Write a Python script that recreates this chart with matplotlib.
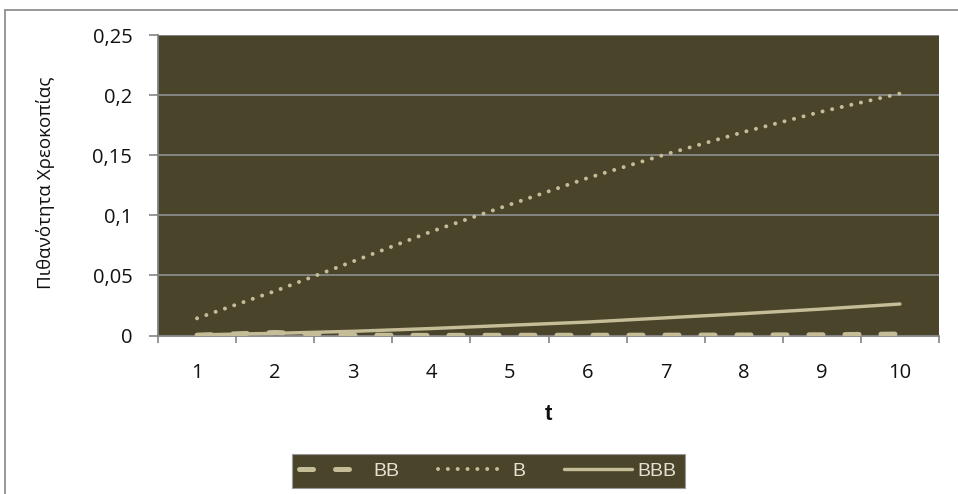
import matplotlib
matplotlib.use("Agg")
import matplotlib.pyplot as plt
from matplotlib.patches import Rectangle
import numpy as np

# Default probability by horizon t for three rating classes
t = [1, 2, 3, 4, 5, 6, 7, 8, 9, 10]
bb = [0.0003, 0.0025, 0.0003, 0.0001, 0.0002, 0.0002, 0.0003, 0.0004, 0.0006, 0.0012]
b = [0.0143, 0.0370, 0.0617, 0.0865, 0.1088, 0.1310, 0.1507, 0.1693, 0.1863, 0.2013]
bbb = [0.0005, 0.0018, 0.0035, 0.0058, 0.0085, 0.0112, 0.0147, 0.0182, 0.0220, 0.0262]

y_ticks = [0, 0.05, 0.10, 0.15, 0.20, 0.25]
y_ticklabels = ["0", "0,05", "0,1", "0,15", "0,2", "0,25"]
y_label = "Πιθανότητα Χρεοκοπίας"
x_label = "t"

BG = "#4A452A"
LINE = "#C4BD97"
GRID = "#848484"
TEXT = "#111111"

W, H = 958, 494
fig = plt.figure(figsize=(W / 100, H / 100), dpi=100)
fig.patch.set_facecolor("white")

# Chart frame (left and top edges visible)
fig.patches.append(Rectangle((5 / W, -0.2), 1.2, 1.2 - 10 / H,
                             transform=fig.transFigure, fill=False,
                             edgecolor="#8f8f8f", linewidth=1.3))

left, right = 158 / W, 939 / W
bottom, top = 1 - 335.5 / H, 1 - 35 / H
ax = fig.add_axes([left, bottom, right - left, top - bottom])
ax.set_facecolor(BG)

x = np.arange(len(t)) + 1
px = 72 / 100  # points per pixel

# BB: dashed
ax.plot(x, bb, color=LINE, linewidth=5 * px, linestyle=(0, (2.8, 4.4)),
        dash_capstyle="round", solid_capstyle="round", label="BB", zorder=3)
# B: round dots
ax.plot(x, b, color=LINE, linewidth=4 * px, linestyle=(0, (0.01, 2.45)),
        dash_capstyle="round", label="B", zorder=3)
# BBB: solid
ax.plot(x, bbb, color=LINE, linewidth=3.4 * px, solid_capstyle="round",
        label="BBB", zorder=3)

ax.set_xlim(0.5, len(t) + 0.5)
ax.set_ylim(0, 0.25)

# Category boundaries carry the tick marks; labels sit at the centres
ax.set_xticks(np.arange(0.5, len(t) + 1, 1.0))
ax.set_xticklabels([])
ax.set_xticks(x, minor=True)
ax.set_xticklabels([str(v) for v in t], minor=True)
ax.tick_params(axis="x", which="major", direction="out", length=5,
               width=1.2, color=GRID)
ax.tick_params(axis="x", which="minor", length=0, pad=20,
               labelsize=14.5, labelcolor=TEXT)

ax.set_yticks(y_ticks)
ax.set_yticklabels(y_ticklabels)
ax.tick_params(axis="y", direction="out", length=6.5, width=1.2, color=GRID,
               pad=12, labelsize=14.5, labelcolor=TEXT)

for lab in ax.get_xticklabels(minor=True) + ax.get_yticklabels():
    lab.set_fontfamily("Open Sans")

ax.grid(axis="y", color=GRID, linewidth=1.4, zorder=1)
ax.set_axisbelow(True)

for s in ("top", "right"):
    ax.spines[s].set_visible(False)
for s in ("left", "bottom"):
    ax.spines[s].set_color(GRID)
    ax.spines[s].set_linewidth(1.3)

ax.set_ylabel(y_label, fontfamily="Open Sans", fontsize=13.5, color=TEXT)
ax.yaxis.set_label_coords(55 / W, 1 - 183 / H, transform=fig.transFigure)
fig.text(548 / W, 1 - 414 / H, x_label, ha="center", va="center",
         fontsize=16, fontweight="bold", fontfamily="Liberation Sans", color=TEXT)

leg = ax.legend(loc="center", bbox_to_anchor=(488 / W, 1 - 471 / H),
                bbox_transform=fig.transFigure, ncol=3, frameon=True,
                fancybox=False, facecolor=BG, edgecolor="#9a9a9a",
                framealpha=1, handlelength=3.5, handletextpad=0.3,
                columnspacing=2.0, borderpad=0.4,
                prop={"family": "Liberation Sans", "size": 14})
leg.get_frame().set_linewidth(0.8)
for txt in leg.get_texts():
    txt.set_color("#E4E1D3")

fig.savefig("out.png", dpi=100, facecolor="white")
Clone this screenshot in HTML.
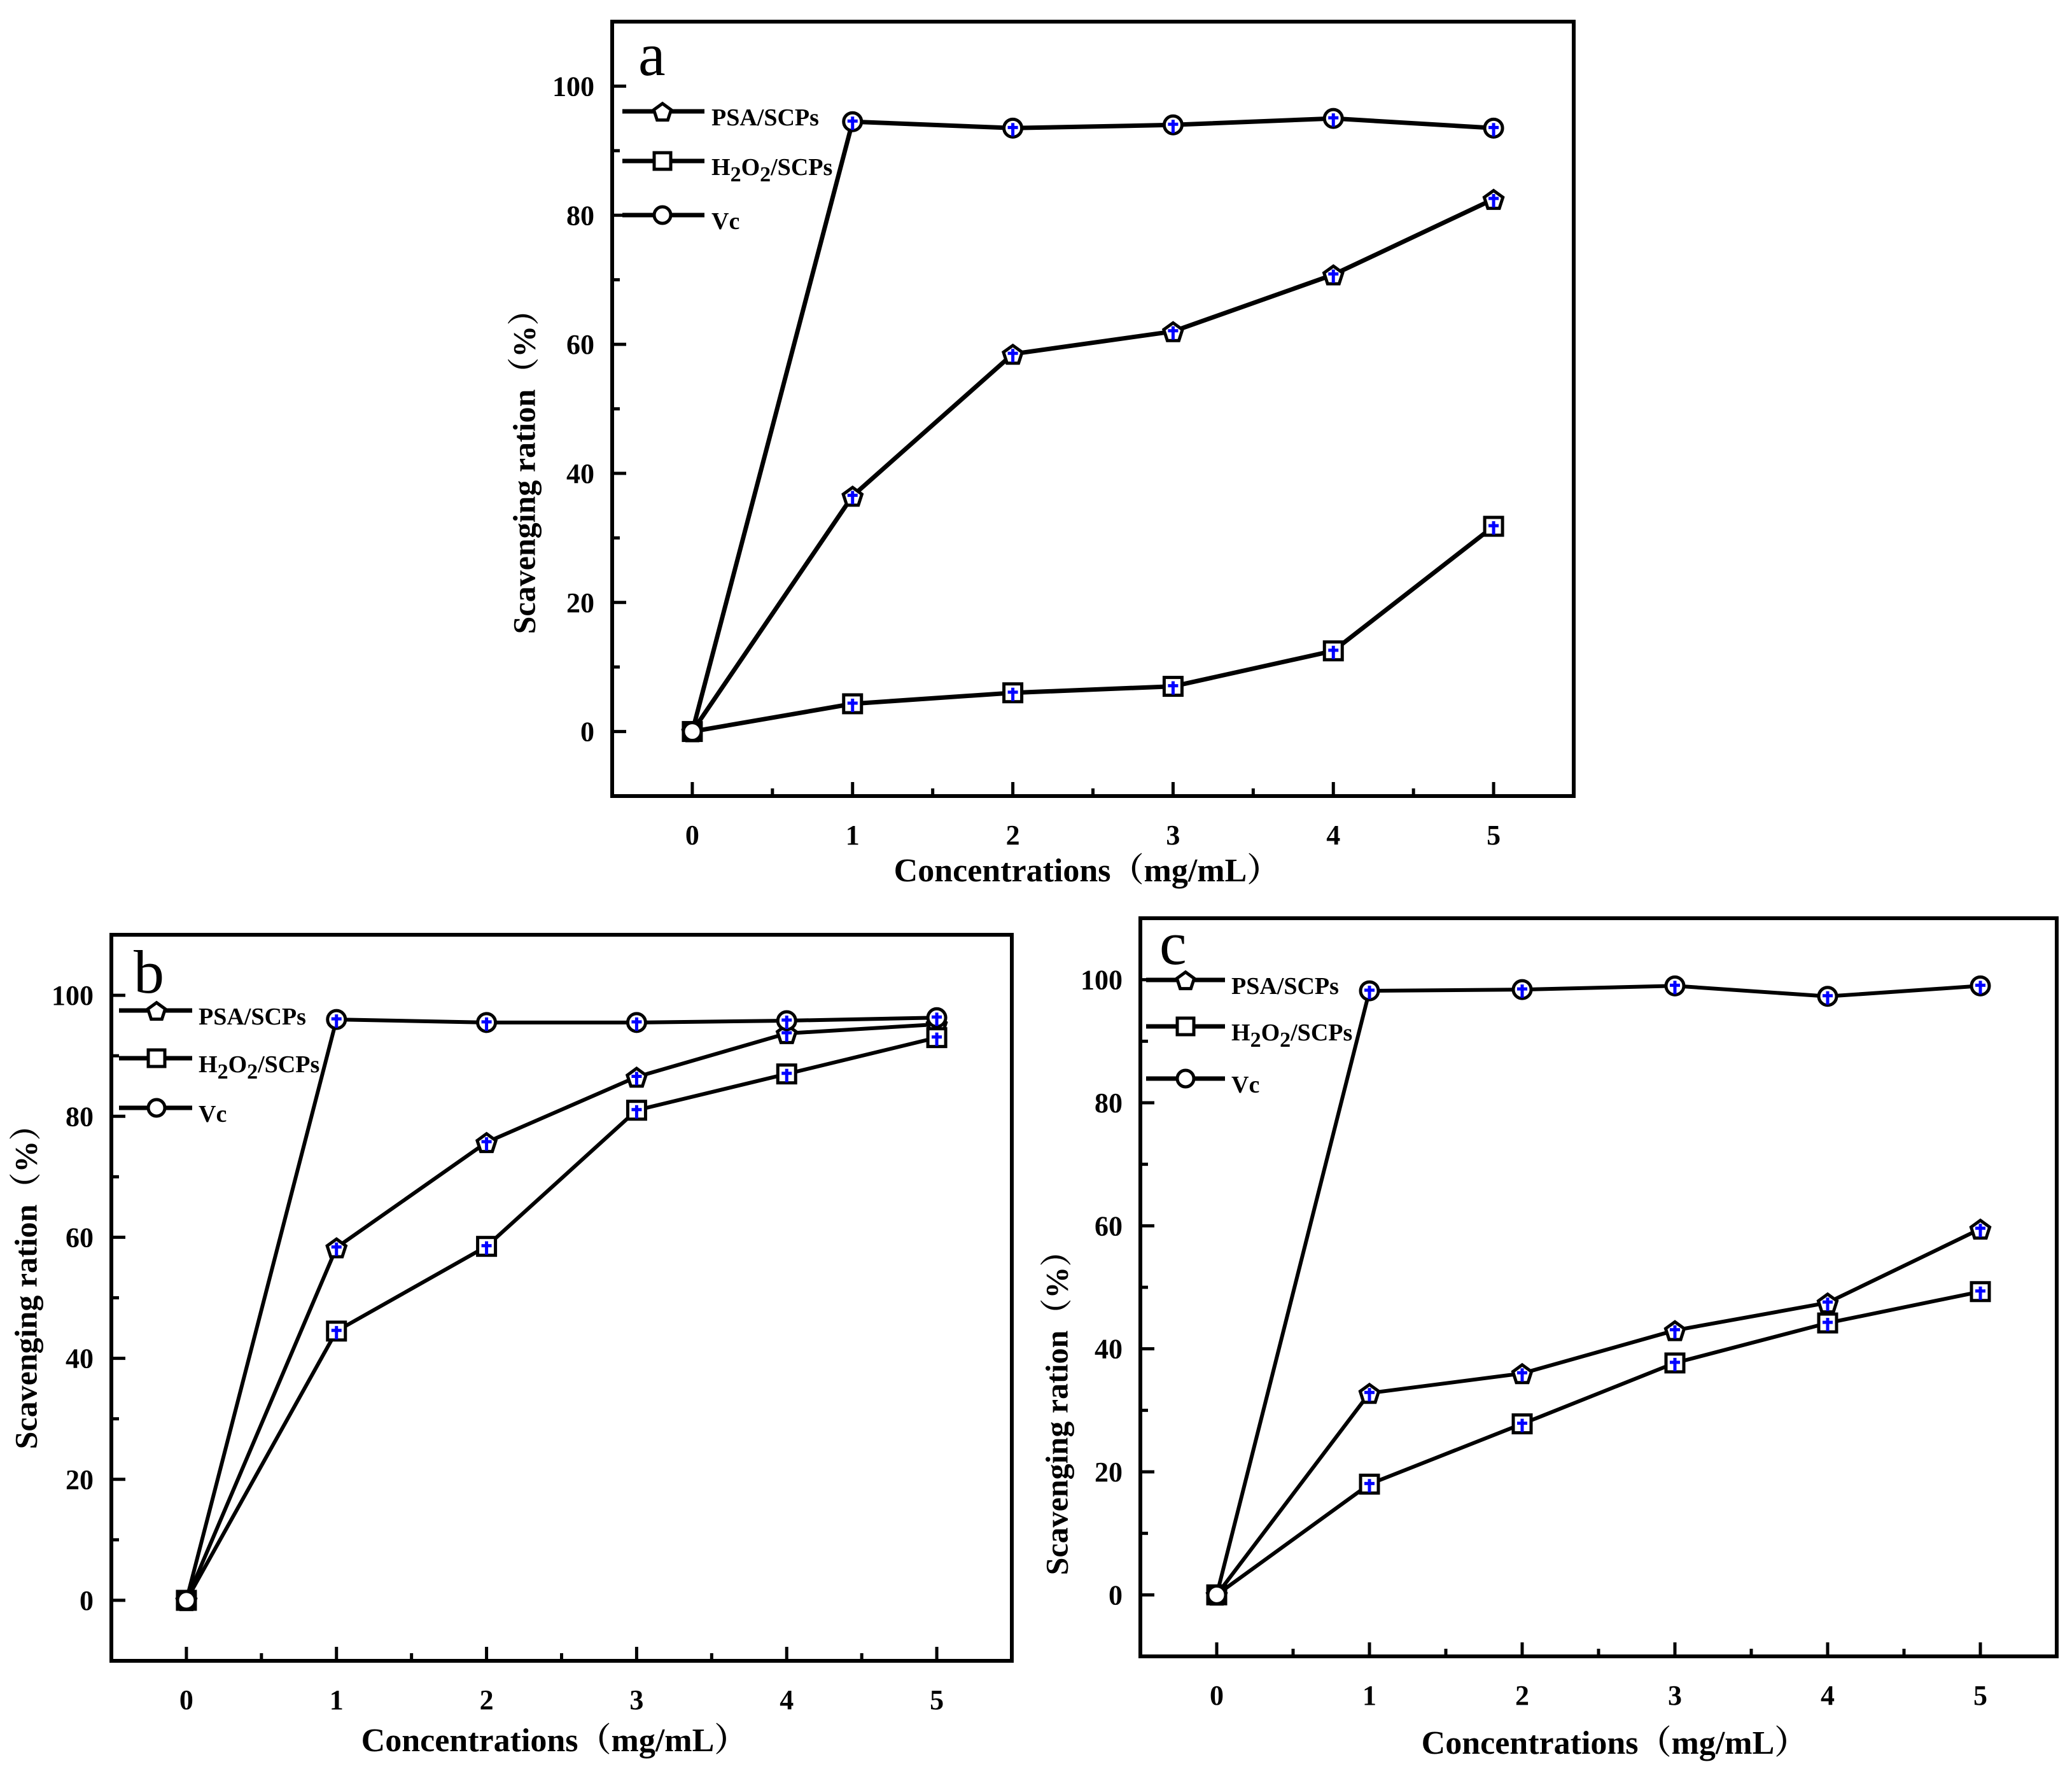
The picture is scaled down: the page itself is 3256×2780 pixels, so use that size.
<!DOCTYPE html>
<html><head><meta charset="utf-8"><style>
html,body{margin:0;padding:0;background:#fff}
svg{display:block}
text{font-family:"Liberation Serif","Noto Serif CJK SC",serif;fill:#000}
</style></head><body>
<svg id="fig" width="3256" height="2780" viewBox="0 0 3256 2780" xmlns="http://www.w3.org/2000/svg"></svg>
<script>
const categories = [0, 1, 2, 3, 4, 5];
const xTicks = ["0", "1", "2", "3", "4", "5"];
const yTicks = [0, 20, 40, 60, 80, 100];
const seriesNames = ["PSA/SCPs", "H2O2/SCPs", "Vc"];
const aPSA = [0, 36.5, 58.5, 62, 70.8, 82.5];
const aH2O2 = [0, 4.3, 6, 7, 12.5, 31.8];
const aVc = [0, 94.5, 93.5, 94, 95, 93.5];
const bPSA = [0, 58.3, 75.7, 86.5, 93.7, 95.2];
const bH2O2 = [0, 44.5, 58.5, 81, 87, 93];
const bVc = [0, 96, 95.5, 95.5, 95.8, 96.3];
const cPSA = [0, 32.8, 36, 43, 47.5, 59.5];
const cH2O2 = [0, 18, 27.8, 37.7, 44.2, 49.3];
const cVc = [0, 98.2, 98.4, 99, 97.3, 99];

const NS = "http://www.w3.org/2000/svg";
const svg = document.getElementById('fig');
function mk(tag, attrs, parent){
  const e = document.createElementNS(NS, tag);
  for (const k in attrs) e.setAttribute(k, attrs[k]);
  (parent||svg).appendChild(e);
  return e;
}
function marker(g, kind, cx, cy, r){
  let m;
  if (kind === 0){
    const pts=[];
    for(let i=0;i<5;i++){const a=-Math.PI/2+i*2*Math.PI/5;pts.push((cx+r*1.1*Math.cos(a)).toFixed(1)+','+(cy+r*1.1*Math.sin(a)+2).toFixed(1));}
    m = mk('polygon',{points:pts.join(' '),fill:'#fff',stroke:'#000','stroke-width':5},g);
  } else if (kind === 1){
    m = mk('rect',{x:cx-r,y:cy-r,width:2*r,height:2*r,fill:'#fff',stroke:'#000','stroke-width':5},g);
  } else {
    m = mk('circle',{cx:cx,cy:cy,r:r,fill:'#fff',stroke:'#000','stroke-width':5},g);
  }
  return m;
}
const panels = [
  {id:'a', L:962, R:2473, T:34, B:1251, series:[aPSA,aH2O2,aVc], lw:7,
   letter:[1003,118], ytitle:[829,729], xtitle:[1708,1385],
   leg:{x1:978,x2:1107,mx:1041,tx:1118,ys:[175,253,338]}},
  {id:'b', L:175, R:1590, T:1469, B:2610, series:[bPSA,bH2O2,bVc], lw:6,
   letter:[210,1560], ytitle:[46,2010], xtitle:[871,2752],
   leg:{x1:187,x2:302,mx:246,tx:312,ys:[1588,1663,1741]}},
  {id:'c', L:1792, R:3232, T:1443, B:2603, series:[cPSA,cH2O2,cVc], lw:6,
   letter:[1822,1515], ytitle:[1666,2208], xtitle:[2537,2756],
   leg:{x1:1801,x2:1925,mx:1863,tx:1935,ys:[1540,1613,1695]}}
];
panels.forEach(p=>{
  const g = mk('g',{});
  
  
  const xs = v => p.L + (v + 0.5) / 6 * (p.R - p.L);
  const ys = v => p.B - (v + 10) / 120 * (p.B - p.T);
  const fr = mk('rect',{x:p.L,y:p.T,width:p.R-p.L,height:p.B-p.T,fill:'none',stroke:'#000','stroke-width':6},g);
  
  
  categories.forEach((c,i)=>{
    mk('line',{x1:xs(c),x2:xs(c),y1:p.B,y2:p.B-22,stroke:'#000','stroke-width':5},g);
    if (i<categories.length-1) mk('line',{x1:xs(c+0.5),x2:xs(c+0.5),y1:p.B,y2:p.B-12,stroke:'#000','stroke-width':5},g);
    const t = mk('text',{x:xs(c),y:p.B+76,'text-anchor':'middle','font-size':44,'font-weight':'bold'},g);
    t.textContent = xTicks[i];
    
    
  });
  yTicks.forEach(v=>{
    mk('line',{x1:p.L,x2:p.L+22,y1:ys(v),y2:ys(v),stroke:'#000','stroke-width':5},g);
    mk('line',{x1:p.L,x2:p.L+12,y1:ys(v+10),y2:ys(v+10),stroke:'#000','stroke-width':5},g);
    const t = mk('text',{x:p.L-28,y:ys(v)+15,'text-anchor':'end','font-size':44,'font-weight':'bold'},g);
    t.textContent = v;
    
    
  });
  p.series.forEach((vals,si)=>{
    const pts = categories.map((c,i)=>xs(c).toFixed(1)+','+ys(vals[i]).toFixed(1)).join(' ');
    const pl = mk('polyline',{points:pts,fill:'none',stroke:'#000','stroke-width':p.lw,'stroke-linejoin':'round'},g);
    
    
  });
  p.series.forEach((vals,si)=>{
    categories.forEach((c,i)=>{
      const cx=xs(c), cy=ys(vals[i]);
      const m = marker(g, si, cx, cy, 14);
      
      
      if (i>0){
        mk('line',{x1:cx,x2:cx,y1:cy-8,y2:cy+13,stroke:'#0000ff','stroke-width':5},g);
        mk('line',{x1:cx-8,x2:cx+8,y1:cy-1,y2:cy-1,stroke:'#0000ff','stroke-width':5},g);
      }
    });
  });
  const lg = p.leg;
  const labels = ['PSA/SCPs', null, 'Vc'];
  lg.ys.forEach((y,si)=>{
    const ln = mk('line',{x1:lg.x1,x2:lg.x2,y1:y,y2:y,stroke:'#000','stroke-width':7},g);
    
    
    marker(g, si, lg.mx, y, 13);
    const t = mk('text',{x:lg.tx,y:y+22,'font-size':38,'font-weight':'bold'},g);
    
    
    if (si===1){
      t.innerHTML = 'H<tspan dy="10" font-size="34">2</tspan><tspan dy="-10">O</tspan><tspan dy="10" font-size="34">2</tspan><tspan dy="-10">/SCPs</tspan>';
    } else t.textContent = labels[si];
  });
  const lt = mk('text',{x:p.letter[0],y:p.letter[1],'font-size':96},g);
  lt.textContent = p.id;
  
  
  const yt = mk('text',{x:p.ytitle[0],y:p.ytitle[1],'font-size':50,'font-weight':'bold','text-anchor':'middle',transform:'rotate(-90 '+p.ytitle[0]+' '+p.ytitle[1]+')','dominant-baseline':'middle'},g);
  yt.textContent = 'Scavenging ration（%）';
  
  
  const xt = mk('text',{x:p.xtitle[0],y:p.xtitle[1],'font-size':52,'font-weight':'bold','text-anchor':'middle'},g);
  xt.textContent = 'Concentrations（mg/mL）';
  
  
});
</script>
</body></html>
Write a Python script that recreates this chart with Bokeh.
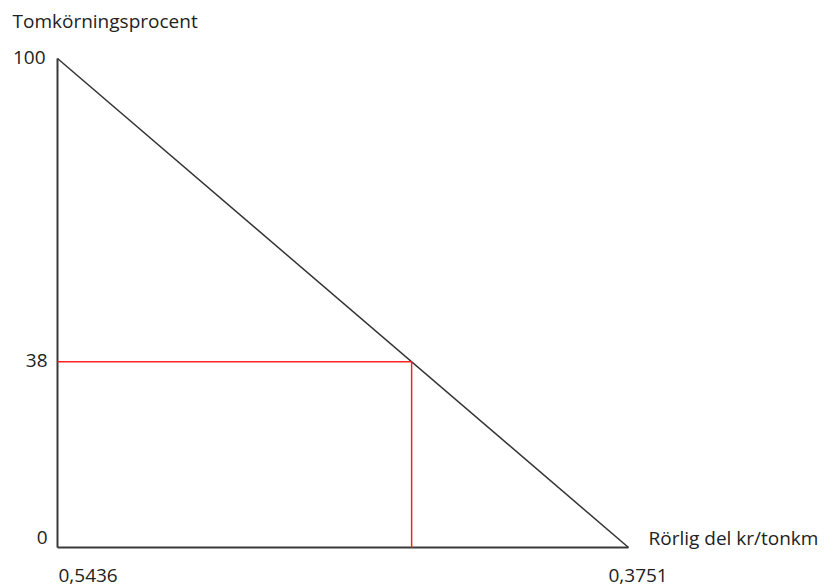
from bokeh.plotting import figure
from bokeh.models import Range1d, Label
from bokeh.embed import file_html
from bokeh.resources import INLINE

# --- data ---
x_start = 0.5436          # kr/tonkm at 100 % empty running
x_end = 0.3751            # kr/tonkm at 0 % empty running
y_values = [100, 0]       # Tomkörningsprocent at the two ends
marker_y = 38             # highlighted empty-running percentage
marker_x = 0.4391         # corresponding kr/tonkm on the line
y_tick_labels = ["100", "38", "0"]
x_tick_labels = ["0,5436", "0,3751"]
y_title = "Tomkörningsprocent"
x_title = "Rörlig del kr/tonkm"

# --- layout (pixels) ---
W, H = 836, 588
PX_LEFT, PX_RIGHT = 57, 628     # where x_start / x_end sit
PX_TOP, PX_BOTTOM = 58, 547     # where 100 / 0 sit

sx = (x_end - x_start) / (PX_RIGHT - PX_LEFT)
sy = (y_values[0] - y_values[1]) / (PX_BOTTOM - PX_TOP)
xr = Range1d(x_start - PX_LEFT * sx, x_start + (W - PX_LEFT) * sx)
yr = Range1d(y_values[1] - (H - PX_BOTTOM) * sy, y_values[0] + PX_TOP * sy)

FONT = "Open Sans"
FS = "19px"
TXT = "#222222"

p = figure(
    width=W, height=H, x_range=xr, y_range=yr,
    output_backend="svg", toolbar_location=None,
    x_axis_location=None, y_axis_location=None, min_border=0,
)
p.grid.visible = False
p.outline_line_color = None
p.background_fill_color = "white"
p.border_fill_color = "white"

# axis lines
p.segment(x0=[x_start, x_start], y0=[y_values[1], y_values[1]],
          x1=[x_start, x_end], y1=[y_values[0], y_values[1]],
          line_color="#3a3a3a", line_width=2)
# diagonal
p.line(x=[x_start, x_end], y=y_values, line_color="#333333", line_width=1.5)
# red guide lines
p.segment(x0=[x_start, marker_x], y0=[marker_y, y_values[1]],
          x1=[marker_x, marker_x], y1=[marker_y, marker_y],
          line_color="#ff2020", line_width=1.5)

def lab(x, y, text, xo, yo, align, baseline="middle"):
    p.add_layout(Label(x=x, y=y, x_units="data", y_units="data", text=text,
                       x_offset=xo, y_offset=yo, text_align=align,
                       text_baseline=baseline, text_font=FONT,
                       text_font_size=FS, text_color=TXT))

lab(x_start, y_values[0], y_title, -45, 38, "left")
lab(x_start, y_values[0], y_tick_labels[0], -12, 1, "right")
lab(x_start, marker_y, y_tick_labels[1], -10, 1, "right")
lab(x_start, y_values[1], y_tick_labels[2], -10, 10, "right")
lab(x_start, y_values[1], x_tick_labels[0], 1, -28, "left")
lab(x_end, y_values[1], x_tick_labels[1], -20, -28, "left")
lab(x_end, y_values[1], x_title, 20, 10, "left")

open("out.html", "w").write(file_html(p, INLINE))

★ ★ ★ ★

- [What you need to do] From the first line above to the line containing "import numpy as np", repeat each line exactly. Pictures stay out.

- [Expected output]
Write a Python script that recreates this chart with matplotlib.
import matplotlib
matplotlib.use("Agg")
import matplotlib.pyplot as plt
from matplotlib.patches import Rectangle
import numpy as np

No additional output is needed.